'Magical' Piano Will Lift Your Commuter Spirit

Commuting is terrible. It’s terrible in the cold and even during the holidays. But for one day in Chicago, it was a little more bearable. Because Christmas, goddammit.

Rob Bliss, who brought us the heart-melting makeover of a homeless vet right before Veteran’s Day, brings us another holiday-themed production. This time, planting a ‘magic’ piano in Chicago Union Station, and surprising commuters with some freaking holiday joy. Get in the spirit.

“There were probably about 100 people who interacted with the piano and we cut it down to the best of the best,” Bliss said in a phone interview with Fusion. The best included a little girl playing chopsticks, a grumpy man yelling at the piano to be quiet and Santa giving the piano a nice “shhh.”

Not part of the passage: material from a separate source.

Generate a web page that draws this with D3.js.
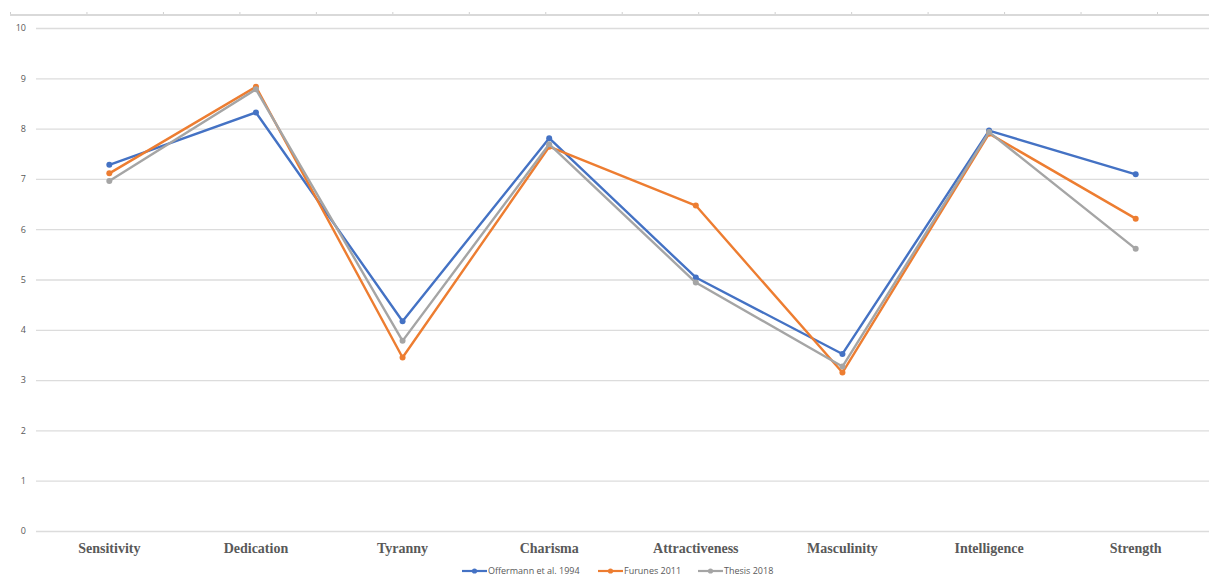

Bliss said the video was shot all day last Tuesday, Dec. 3, from 8 a.m. to 6 p.m. The “magic” piano, as you might have guessed, isn’t so magic. The piano was actually played by popular Chicago-based pianist Andrew Blendermann, who played on a keyboard in a control room. The wires connecting the two instruments were hidden by the large black mat seen in the video.

Blendermann, sitting in the control room, accordingly reacted to what people were doing around him. “With the little girl,” Bliss said, “she started playing chopsticks and so our pianist, of course he knows how to play that, so he started playing the left-hand progression.”

The result looks so seamless, it has plenty of YouTube commenters saying that the video looks staged.

Before starting the project, “I didn’t even know if the technology was possible,” Bliss said. But with the help of Amtrak, who provided funding for the pianos and crew, the project can bring just a little holiday cheer to your stressful, smelly, garbage-filled, freezing-cold commute.

“I would love to do this project in other places,” Bliss said. “Maybe we could bring it to Grand Central, who knows.”